Une arme redoutable entre les mains des occidentaux, mais dont Téhéran a su tirer profit... par le biais de ses otages. "Pendant longtemps, les libérations d'otages étaient considérées comme les attendus vertueux de l'aboutissement positif d'un processus complexe de négociations.

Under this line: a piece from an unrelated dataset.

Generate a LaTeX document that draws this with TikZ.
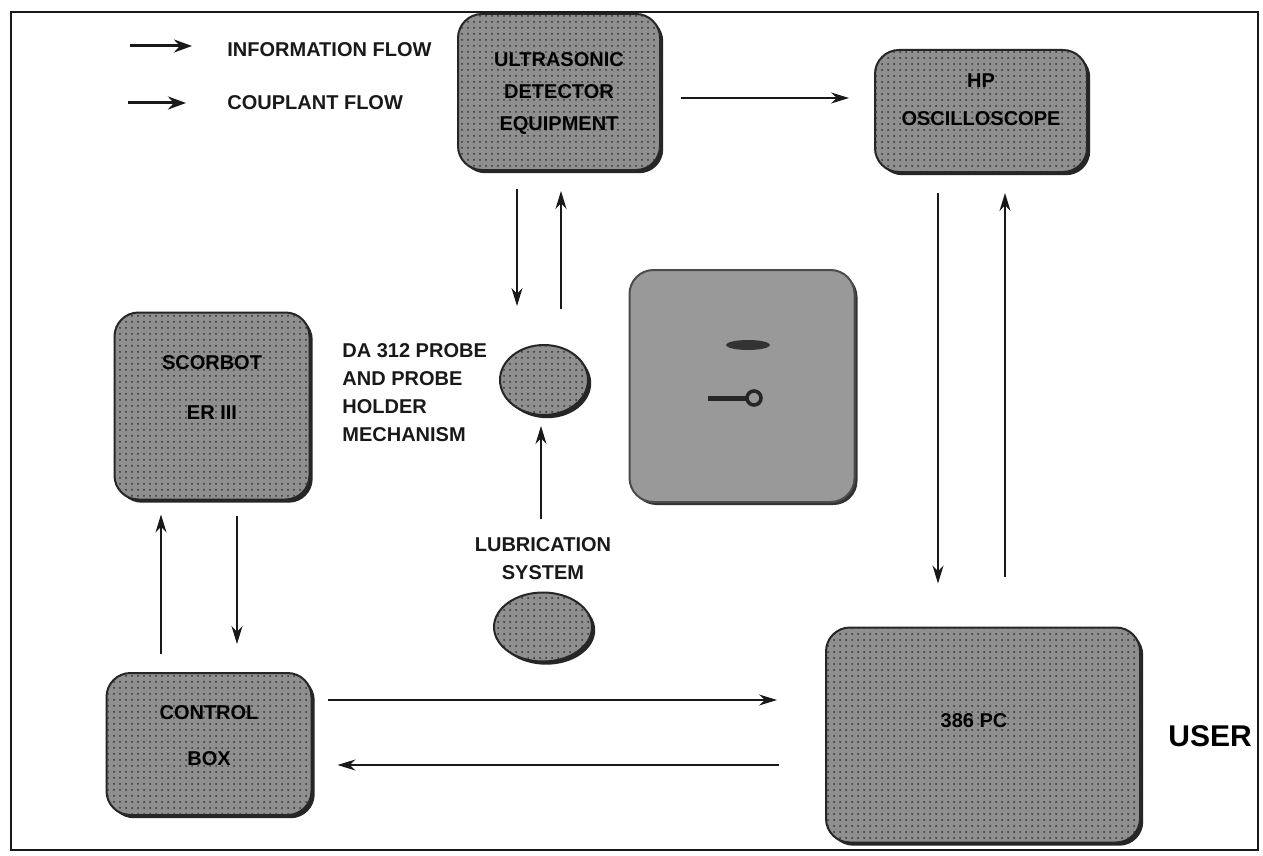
\documentclass[tikz,border=0pt]{standalone}
\usepackage{fontspec}
\setmainfont{Liberation Sans}
\usetikzlibrary{arrows.meta,shapes.geometric,patterns,shadows}
\tikzset{
  tex/.style={fill=black!44, postaction={pattern=dots, pattern color=black!80},
    draw=black!85, line width=1pt},
  sh/.style={drop shadow={shadow xshift=1.6pt,shadow yshift=-1.6pt,fill=black!85,opacity=1}},
  box/.style={tex, sh, rounded corners=12pt, inner sep=0pt},
  boxtext/.style={align=center, inner sep=0pt, font=\bfseries\fontsize{10}{12}\selectfont, text=black},
  oval/.style={ellipse, tex, sh, inner sep=0pt},
  lbl/.style={font=\bfseries\fontsize{10}{14}\selectfont, text=black!90, inner sep=0pt},
  arr/.style={draw=black!90, line width=0.8pt, -{Stealth[length=9pt,width=5.5pt]}},
  legarr/.style={draw=black!90, line width=1.5pt, -{Stealth[length=9pt,width=6.5pt]}}
}
\begin{document}
\begin{tikzpicture}[x=0.5pt,y=-0.5pt]
\useasboundingbox (0,0) rectangle (1263,856);
\fill[white] (0,0) rectangle (1263,856);
\draw[line width=1.2pt, black!90] (11,12) rectangle (1258,850);

% legend
\coordinate (l1a) at (130,46); \coordinate (l1b) at (192,46);
\coordinate (l2a) at (128,103); \coordinate (l2b) at (186,103);
\draw[legarr] (l1a) -- (l1b);
\draw[legarr] (l2a) -- (l2b);
\node[lbl, anchor=west] (leg1) at (227,50) {INFORMATION FLOW};
\node[lbl, anchor=west] (leg2) at (227,103) {COUPLANT FLOW};

% boxes
\node[box, minimum width=101pt, minimum height=78pt] (us) at (559,92) {};
\node[boxtext] (ust) at (559,93) {ULTRASONIC\\[4pt]DETECTOR\\[4pt]EQUIPMENT};
\node[box, minimum width=106pt, minimum height=61pt] (hp) at (981,111) {};
\node[boxtext] (hpt) at (981,100) {HP\\[7pt]OSCILLOSCOPE};
\node[box, minimum width=97.5pt, minimum height=93.5pt] (sc) at (212,406) {};
\node[boxtext] (sct) at (212,388) {SCORBOT\\[13pt]ER III};
\node[box, minimum width=102.5pt, minimum height=71pt] (cb) at (209,744) {};
\node[boxtext] (cbt) at (209,736) {CONTROL\\[11pt]BOX};
\node[box, minimum width=157pt, minimum height=107.5pt] (pc) at (983,735) {};
\node[boxtext] (pct) at (974,721) {386 PC};

% central grey box
\node[rounded corners=12pt, fill=black!40, draw=black!70, line width=1pt,
  drop shadow={shadow xshift=1.5pt,shadow yshift=-1.5pt,fill=black!80,opacity=1},
  minimum width=112.5pt, minimum height=116pt, inner sep=0pt] (gb) at (742,386) {};
\fill[black!80] (748,345) ellipse (11pt and 2.5pt);
\draw[black!85, line width=2.5pt] (708,398) -- (748,398);
\draw[black!85, line width=1.8pt] (754,398) circle (3.5pt);

% ovals
\node[oval, minimum width=44pt, minimum height=35pt] (pr) at (544,380) {};
\node[oval, minimum width=49pt, minimum height=34.5pt] (lu) at (543,627) {};
\node[lbl, anchor=north west, align=left] (prl) at (342,343)
  {DA 312 PROBE\\AND PROBE\\HOLDER\\MECHANISM};
\node[lbl, align=center] (lul) at (543,559) {LUBRICATION\\SYSTEM};
\node[font=\bfseries\fontsize{15}{18}\selectfont, inner sep=0pt, anchor=west] (user) at (1168,736) {USER};

% arrows
\draw[arr, shorten <=10pt, shorten >=12.5pt] (us.east |- 0,98) -- (hp.west |- 0,98);
\draw[arr, shorten <=9pt, shorten >=19pt] (517,0 |- us.south) -- (517,0 |- pr.north);
\draw[arr, shorten <=17.5pt, shorten >=10pt] (561,0 |- pr.north) -- (561,0 |- us.south);
\draw[arr, shorten <=36.5pt, shorten >=5pt] (541,0 |- lu.north) -- (541,0 |- pr.south);
\draw[arr, shorten <=10pt, shorten >=21.5pt] (938,0 |- hp.south) -- (938,0 |- pc.north);
\draw[arr, shorten <=25pt, shorten >=10pt] (1005,0 |- pc.north) -- (1005,0 |- hp.south);
\draw[arr, shorten <=9pt, shorten >=7pt] (161,0 |- cb.north) -- (161,0 |- sc.south);
\draw[arr, shorten <=7.5pt, shorten >=14pt] (237,0 |- sc.south) -- (237,0 |- cb.north);
\draw[arr, shorten <=7.5pt, shorten >=24pt] (cb.east |- 0,700) -- (pc.west |- 0,700);
\draw[arr, shorten <=23pt, shorten >=12.5pt] (pc.west |- 0,765) -- (cb.east |- 0,765);
\end{tikzpicture}
\end{document}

Depuis le début de l'année 2025, selon plusieurs déclarations de Jean-Noël Barrot (ministre français des Affaires étrangères), ces libérations paraissent constituer désormais un préalable dans une logique de négociations, en l'occurrence sur la question nucléaire, en laissant notamment planer l'’épée de Damoclès’ du snapback", décrypte David Rigoulet-Roze.
Ce à quoi l'Iran a répondu en formulant trois nouveaux chefs d'inculpation retenus contre Cécile Kohler et Jacques Paris (espionnage pour le Mossad, complot pour renverser le régime et corruption sur Terre), tous passibles de la peine de mort. Une manière pour Téhéran de dissuader la France d'utiliser l'arme du snapback pour préserver la vie des otages. Une partie d'échecs dont l'issue pourrait décider le sort des Français emprisonnés dans les geôles du régime.